**What this task involves**
Using the data below, return word for word every line from the one holding "Generate a web" down to the one holding "const yTicks = [0.4, 0.6, 0.8, 1.0];". Leave pictures out.

* START Recorded data *

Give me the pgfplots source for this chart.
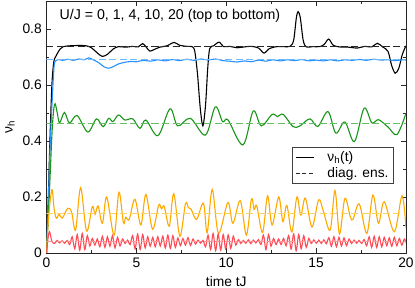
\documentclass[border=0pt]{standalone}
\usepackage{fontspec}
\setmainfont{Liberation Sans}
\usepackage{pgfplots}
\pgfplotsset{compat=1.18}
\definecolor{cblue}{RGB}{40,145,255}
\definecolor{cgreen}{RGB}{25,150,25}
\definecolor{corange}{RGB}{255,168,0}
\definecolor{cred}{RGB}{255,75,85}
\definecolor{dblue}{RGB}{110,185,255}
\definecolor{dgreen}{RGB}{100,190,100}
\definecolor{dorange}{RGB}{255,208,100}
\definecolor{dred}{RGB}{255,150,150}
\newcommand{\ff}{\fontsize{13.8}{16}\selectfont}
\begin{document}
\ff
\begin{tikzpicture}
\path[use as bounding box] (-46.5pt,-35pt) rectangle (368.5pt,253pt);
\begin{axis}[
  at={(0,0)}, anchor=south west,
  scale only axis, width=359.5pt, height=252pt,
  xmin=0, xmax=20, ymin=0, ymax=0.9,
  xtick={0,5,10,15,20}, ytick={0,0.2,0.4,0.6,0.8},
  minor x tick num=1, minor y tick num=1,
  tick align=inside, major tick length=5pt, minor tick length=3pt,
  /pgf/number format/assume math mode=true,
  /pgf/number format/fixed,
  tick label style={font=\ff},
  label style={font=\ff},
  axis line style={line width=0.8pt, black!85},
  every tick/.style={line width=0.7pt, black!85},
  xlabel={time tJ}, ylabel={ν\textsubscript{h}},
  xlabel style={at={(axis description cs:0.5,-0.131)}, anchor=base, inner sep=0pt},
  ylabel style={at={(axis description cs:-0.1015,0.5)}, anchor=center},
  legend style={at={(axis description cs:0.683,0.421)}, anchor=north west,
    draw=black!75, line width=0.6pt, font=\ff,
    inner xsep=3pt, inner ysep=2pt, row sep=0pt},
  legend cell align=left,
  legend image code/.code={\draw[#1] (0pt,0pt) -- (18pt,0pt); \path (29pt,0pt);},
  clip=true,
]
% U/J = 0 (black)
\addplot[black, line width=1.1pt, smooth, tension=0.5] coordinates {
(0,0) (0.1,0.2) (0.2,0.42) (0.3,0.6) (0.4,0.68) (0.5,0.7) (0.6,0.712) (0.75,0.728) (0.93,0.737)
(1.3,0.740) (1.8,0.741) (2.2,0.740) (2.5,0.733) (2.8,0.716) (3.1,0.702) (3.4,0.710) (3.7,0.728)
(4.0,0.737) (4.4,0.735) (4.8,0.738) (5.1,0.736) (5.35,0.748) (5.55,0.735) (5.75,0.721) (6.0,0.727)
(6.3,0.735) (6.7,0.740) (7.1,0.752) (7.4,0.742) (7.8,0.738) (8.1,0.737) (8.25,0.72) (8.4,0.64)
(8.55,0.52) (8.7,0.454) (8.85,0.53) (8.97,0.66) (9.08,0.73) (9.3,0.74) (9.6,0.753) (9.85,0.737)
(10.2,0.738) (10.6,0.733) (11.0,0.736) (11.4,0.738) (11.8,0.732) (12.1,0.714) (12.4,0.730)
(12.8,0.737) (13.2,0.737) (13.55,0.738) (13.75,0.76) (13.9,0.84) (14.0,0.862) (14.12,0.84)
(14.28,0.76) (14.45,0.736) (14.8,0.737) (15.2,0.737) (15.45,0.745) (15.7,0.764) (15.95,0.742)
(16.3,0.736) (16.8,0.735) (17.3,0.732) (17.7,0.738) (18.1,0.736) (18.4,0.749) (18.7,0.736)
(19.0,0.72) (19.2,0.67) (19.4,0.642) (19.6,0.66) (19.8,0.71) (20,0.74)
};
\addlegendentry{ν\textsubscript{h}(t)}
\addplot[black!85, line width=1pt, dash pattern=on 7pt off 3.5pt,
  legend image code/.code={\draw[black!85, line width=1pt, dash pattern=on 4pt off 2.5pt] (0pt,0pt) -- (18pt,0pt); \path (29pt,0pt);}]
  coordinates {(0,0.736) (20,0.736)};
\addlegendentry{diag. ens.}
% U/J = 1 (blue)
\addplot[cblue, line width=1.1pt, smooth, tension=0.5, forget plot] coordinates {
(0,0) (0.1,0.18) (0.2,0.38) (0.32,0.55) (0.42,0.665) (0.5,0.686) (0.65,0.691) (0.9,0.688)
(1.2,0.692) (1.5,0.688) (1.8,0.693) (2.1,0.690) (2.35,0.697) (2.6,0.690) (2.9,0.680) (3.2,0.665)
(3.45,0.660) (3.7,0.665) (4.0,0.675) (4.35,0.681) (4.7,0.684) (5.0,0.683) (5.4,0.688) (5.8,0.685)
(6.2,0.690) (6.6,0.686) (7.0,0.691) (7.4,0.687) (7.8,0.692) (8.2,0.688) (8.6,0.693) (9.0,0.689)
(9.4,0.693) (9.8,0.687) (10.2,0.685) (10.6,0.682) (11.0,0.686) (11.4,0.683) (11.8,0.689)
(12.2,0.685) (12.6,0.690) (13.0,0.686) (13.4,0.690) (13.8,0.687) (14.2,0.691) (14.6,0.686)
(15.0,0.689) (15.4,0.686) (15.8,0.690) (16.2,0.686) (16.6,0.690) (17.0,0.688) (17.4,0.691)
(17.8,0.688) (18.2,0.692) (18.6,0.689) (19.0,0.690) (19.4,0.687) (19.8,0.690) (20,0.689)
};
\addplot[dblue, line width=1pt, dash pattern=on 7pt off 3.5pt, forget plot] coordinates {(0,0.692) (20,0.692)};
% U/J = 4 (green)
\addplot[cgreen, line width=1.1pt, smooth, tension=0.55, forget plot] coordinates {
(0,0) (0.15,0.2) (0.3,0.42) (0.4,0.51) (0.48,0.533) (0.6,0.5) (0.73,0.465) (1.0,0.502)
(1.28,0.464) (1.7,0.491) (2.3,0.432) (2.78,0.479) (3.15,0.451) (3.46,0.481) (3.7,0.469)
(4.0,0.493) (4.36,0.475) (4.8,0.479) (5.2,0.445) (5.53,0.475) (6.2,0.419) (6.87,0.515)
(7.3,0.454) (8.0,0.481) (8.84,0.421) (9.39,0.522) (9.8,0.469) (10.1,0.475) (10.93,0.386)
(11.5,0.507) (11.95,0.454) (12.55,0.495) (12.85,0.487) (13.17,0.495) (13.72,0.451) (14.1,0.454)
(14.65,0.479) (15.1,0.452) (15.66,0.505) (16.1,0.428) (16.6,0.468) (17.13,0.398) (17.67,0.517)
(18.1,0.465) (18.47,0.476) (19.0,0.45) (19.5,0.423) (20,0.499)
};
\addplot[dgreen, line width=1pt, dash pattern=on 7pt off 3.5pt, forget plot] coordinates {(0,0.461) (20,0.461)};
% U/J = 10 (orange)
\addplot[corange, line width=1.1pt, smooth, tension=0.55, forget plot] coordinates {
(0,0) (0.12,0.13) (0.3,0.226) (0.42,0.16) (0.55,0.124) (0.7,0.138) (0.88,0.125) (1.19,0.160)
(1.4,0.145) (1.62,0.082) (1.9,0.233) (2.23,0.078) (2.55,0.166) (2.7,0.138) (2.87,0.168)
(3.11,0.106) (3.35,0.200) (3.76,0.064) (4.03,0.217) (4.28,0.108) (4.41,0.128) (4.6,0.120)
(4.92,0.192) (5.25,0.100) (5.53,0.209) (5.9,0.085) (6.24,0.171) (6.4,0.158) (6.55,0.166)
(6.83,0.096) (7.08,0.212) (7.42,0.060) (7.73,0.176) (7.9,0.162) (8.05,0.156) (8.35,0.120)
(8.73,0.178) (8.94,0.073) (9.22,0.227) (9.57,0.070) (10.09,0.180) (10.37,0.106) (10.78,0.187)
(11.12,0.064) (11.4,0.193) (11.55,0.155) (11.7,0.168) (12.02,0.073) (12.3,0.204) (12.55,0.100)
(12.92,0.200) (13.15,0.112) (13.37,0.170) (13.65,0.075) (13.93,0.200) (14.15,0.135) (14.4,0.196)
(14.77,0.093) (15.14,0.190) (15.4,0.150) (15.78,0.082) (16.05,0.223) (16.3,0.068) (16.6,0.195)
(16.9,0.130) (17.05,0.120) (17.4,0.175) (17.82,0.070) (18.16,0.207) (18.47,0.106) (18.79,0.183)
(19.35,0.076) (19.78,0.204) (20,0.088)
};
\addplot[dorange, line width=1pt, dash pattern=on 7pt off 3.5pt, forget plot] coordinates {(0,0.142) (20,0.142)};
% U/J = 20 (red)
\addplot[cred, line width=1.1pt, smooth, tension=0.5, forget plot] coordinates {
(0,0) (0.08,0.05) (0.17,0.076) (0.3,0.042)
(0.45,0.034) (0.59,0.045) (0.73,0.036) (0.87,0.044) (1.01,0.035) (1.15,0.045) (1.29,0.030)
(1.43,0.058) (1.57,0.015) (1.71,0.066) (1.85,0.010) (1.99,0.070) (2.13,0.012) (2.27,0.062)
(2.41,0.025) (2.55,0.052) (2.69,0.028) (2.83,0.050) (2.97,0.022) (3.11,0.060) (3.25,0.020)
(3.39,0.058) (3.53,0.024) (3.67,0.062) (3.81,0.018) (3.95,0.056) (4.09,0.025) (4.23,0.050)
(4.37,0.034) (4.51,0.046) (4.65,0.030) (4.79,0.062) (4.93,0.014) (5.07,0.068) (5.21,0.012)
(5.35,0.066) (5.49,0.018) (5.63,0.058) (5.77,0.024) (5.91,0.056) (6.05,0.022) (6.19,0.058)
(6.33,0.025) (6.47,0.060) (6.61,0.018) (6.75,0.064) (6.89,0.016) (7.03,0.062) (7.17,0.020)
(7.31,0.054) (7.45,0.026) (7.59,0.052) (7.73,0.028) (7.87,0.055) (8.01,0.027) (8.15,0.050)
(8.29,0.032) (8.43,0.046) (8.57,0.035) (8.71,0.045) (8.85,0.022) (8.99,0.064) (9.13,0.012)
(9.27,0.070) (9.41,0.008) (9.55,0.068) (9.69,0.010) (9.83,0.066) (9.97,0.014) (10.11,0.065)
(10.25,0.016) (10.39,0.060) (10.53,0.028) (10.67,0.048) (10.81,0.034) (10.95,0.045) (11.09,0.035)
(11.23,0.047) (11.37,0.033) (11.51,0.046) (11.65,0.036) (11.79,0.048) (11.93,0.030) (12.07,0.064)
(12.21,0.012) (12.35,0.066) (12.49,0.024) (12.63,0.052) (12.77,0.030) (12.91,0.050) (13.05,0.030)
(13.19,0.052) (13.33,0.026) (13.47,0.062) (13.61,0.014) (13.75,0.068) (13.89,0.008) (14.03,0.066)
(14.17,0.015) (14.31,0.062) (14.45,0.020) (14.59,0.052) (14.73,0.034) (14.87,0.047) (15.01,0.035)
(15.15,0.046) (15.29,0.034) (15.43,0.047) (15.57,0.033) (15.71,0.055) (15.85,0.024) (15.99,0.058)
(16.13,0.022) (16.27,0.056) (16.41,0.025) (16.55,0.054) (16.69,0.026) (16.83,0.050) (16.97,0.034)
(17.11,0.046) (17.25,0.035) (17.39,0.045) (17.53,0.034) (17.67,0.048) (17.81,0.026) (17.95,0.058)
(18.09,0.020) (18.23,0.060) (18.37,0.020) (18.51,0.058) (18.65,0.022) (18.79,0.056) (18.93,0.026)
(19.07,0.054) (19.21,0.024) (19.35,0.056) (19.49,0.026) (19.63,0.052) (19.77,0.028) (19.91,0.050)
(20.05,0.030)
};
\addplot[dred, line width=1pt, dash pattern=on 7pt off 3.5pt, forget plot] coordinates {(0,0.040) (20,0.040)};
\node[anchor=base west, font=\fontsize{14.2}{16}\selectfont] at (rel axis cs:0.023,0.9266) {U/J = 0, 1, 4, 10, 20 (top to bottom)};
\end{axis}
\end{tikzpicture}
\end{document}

* END Recorded data *
* START Recorded data *

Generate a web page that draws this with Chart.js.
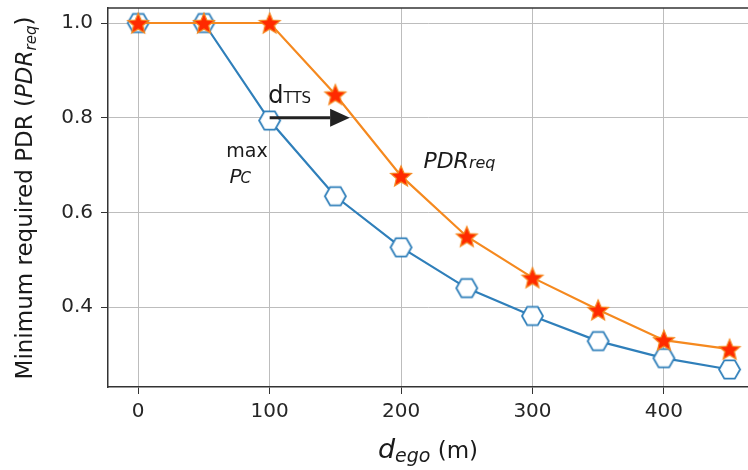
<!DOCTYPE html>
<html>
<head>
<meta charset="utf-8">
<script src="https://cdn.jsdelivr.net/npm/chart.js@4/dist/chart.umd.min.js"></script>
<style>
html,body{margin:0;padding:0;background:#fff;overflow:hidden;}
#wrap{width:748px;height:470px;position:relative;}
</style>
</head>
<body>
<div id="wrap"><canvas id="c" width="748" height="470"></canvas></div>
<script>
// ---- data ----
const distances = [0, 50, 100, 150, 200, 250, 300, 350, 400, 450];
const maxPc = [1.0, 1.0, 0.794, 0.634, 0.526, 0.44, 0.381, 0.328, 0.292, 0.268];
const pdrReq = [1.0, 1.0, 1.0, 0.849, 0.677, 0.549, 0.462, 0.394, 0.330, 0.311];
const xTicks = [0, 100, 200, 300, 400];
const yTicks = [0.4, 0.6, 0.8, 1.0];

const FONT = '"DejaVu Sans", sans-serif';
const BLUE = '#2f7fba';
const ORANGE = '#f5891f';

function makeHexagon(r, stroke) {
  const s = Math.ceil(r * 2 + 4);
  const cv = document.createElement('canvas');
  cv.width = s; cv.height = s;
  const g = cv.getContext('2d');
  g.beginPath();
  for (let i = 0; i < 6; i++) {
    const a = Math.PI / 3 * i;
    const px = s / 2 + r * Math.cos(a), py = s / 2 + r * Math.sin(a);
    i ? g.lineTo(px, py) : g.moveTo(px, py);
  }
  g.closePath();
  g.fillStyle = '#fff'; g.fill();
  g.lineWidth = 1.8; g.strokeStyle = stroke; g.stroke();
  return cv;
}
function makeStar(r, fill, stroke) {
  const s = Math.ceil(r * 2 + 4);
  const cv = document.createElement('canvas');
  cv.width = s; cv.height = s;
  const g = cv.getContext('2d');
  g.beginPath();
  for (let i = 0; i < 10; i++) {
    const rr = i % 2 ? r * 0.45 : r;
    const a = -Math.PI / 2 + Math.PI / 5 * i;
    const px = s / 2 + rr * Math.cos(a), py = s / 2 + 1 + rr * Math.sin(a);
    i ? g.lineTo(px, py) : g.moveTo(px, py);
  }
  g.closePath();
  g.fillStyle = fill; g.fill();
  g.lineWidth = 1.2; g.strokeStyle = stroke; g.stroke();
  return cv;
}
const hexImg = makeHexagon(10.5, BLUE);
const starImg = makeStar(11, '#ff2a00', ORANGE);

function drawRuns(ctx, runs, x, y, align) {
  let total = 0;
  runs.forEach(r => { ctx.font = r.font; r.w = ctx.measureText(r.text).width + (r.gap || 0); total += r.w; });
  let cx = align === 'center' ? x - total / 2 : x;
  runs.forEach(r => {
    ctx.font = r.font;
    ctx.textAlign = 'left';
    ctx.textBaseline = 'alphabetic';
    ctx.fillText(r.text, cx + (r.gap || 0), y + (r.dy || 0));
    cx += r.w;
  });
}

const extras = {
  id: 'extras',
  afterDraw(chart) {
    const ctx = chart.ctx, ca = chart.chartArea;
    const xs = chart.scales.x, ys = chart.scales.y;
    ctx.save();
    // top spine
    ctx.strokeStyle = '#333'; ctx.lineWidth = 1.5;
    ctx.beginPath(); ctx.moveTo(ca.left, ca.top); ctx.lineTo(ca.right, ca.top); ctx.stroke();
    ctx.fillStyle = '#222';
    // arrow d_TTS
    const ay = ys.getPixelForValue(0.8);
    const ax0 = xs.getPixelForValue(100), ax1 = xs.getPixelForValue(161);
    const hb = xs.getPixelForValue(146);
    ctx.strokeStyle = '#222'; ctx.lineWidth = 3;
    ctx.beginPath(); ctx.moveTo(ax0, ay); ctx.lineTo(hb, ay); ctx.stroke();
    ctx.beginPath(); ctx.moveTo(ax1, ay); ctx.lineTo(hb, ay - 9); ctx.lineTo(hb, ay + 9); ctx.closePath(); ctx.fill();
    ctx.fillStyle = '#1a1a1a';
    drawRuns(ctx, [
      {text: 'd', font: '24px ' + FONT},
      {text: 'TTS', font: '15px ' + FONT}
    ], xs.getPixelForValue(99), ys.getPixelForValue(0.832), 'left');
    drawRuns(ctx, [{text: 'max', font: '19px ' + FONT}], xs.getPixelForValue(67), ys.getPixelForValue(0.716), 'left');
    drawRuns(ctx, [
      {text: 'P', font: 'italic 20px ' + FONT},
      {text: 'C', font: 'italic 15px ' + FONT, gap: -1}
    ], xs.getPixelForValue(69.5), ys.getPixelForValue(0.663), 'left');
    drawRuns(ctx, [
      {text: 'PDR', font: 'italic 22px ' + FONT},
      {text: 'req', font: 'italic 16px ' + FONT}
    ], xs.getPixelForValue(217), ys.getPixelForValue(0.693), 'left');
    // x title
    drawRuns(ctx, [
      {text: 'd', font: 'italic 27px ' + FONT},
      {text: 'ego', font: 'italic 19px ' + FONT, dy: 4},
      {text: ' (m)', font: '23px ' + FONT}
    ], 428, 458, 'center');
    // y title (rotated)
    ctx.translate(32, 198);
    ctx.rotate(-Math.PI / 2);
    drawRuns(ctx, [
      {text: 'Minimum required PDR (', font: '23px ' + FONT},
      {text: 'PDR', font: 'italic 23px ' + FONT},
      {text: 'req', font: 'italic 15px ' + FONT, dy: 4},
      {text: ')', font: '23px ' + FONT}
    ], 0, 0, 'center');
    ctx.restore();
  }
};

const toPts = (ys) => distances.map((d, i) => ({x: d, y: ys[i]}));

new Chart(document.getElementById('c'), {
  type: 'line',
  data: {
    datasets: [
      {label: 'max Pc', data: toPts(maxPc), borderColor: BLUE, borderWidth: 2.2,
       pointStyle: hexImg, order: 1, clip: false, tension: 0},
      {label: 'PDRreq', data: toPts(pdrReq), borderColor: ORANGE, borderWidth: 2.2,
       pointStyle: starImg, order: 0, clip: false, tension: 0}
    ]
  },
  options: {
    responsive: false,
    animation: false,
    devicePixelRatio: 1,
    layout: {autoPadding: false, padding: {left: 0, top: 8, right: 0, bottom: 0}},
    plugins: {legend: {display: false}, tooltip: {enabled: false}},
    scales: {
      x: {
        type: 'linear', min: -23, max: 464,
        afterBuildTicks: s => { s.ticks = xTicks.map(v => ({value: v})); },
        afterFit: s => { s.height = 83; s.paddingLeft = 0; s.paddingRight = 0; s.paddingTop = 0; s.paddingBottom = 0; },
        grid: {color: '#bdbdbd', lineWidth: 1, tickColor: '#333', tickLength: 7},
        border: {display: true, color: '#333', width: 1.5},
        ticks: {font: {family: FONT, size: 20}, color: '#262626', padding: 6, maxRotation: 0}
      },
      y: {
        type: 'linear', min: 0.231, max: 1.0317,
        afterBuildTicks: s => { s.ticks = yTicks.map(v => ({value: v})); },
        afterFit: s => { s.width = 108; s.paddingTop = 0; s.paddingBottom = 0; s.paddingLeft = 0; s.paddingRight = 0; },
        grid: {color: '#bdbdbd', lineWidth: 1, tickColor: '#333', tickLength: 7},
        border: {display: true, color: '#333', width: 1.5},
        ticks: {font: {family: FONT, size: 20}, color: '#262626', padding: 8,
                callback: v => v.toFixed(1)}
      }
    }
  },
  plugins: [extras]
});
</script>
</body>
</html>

* END Recorded data *
* START Recorded data *

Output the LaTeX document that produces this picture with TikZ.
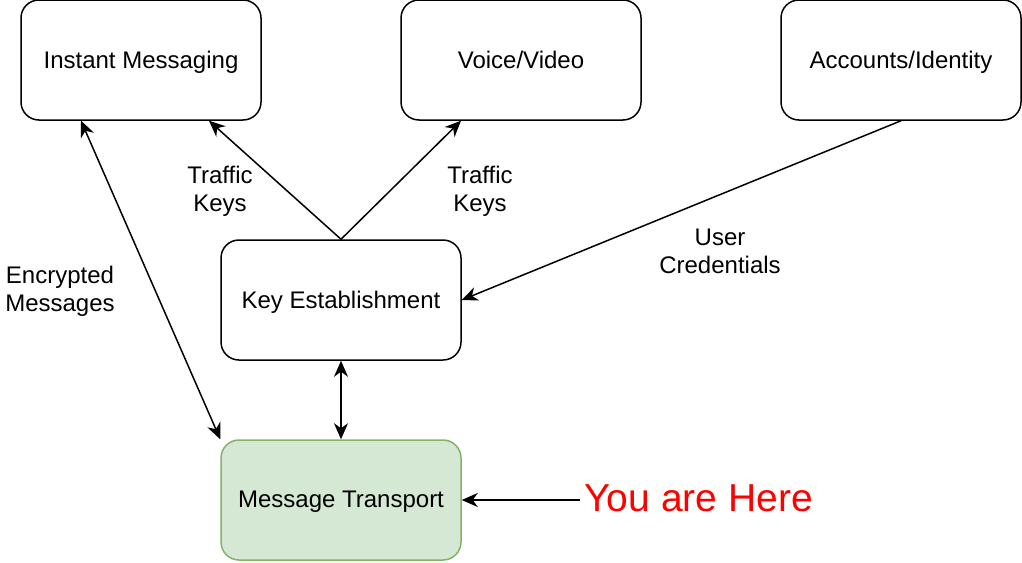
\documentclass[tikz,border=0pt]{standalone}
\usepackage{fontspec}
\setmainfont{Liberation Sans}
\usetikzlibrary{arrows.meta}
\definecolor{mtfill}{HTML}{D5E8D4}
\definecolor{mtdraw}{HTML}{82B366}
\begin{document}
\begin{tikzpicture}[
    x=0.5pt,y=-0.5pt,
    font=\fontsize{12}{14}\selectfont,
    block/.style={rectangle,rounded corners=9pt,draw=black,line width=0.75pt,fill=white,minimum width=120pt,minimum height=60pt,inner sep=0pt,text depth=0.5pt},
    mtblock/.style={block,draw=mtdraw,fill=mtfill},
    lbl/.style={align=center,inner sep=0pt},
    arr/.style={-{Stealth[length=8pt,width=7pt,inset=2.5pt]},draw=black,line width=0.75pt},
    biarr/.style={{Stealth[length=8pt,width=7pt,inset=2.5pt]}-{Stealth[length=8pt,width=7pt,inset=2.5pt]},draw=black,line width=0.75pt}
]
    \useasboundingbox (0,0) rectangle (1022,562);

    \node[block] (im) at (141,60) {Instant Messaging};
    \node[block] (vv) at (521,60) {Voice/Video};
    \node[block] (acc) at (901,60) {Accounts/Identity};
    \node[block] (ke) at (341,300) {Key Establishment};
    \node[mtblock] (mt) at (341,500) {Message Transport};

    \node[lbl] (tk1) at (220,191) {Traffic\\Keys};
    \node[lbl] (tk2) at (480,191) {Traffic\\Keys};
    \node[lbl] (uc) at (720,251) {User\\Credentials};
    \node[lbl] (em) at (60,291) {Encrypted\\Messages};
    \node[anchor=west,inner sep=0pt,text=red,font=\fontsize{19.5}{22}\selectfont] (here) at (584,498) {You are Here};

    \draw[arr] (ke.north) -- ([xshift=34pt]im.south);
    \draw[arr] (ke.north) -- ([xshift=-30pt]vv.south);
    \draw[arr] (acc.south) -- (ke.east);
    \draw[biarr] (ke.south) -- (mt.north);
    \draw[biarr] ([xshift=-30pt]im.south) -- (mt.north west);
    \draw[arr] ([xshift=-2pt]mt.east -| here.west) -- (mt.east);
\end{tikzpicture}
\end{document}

* END Recorded data *

**Answer below**
Generate a web page that draws this with Chart.js.
<!DOCTYPE html>
<html>
<head>
<meta charset="utf-8">
<script src="https://cdn.jsdelivr.net/npm/chart.js@4/dist/chart.umd.min.js"></script>
<style>
html,body{margin:0;padding:0;background:#fff;overflow:hidden;}
#wrap{width:748px;height:470px;position:relative;}
</style>
</head>
<body>
<div id="wrap"><canvas id="c" width="748" height="470"></canvas></div>
<script>
// ---- data ----
const distances = [0, 50, 100, 150, 200, 250, 300, 350, 400, 450];
const maxPc = [1.0, 1.0, 0.794, 0.634, 0.526, 0.44, 0.381, 0.328, 0.292, 0.268];
const pdrReq = [1.0, 1.0, 1.0, 0.849, 0.677, 0.549, 0.462, 0.394, 0.330, 0.311];
const xTicks = [0, 100, 200, 300, 400];
const yTicks = [0.4, 0.6, 0.8, 1.0];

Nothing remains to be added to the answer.